Prompt - Would it be possible to write out each entry below exactly, without the pictures?
════════════════
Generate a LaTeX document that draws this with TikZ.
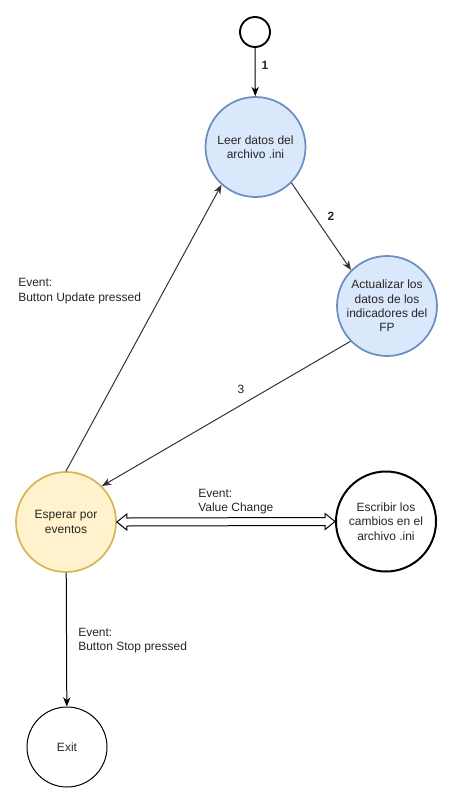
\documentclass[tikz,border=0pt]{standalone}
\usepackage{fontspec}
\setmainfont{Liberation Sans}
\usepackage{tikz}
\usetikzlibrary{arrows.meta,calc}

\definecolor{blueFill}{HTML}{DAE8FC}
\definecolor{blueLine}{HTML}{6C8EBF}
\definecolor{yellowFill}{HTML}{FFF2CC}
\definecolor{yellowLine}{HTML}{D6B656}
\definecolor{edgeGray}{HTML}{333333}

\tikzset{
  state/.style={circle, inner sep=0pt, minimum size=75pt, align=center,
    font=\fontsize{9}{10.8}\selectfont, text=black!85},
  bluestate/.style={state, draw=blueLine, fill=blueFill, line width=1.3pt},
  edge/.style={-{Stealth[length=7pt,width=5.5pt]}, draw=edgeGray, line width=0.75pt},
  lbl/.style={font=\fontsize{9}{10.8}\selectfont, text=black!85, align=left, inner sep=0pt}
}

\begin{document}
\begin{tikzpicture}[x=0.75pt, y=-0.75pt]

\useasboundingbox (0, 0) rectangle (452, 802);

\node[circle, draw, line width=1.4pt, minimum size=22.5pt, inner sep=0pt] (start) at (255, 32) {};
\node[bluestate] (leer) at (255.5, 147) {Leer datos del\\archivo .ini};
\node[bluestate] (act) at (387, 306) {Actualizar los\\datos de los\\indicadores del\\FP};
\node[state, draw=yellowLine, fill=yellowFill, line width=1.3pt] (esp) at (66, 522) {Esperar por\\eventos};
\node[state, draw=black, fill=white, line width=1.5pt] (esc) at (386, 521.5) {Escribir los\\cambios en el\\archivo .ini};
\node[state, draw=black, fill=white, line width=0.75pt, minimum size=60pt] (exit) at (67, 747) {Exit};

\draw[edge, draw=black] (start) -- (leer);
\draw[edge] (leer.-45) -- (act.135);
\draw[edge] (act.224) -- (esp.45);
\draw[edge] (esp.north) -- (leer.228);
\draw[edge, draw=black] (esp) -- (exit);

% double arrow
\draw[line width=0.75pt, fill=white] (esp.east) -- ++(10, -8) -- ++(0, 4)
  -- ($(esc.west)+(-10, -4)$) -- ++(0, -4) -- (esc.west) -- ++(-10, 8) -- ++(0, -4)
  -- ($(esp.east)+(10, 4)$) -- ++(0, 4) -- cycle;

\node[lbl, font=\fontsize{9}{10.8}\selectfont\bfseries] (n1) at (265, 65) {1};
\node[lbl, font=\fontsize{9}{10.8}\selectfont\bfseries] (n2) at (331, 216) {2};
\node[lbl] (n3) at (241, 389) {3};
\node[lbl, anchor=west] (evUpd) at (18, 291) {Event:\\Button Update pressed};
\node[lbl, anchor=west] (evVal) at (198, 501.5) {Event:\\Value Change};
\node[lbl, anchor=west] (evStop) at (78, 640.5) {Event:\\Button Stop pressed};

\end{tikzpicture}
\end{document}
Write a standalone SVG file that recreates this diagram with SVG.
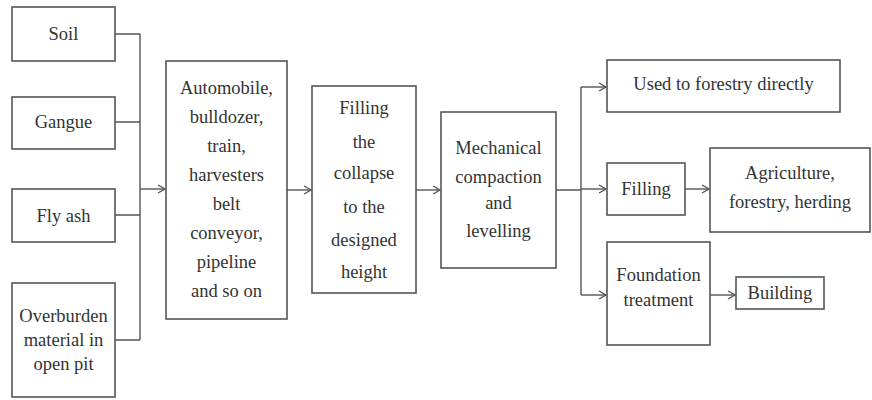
════════════════
The answer -
Generate a LaTeX document that draws this with TikZ.
\documentclass[tikz,border=0pt]{standalone}
\usepackage{fontspec}
\setmainfont{Liberation Sans}
\usepackage{tikz}
\usetikzlibrary{arrows.meta,calc}

\definecolor{blueFill}{HTML}{DAE8FC}
\definecolor{blueLine}{HTML}{6C8EBF}
\definecolor{yellowFill}{HTML}{FFF2CC}
\definecolor{yellowLine}{HTML}{D6B656}
\definecolor{edgeGray}{HTML}{333333}

\tikzset{
  state/.style={circle, inner sep=0pt, minimum size=75pt, align=center,
    font=\fontsize{9}{10.8}\selectfont, text=black!85},
  bluestate/.style={state, draw=blueLine, fill=blueFill, line width=1.3pt},
  edge/.style={-{Stealth[length=7pt,width=5.5pt]}, draw=edgeGray, line width=0.75pt},
  lbl/.style={font=\fontsize{9}{10.8}\selectfont, text=black!85, align=left, inner sep=0pt}
}

\begin{document}
\begin{tikzpicture}[x=0.75pt, y=-0.75pt]

\useasboundingbox (0, 0) rectangle (452, 802);

\node[circle, draw, line width=1.4pt, minimum size=22.5pt, inner sep=0pt] (start) at (255, 32) {};
\node[bluestate] (leer) at (255.5, 147) {Leer datos del\\archivo .ini};
\node[bluestate] (act) at (387, 306) {Actualizar los\\datos de los\\indicadores del\\FP};
\node[state, draw=yellowLine, fill=yellowFill, line width=1.3pt] (esp) at (66, 522) {Esperar por\\eventos};
\node[state, draw=black, fill=white, line width=1.5pt] (esc) at (386, 521.5) {Escribir los\\cambios en el\\archivo .ini};
\node[state, draw=black, fill=white, line width=0.75pt, minimum size=60pt] (exit) at (67, 747) {Exit};

\draw[edge, draw=black] (start) -- (leer);
\draw[edge] (leer.-45) -- (act.135);
\draw[edge] (act.224) -- (esp.45);
\draw[edge] (esp.north) -- (leer.228);
\draw[edge, draw=black] (esp) -- (exit);

% double arrow
\draw[line width=0.75pt, fill=white] (esp.east) -- ++(10, -8) -- ++(0, 4)
  -- ($(esc.west)+(-10, -4)$) -- ++(0, -4) -- (esc.west) -- ++(-10, 8) -- ++(0, -4)
  -- ($(esp.east)+(10, 4)$) -- ++(0, 4) -- cycle;

\node[lbl, font=\fontsize{9}{10.8}\selectfont\bfseries] (n1) at (265, 65) {1};
\node[lbl, font=\fontsize{9}{10.8}\selectfont\bfseries] (n2) at (331, 216) {2};
\node[lbl] (n3) at (241, 389) {3};
\node[lbl, anchor=west] (evUpd) at (18, 291) {Event:\\Button Update pressed};
\node[lbl, anchor=west] (evVal) at (198, 501.5) {Event:\\Value Change};
\node[lbl, anchor=west] (evStop) at (78, 640.5) {Event:\\Button Stop pressed};

\end{tikzpicture}
\end{document}
Write a standalone SVG file that recreates this diagram with SVG.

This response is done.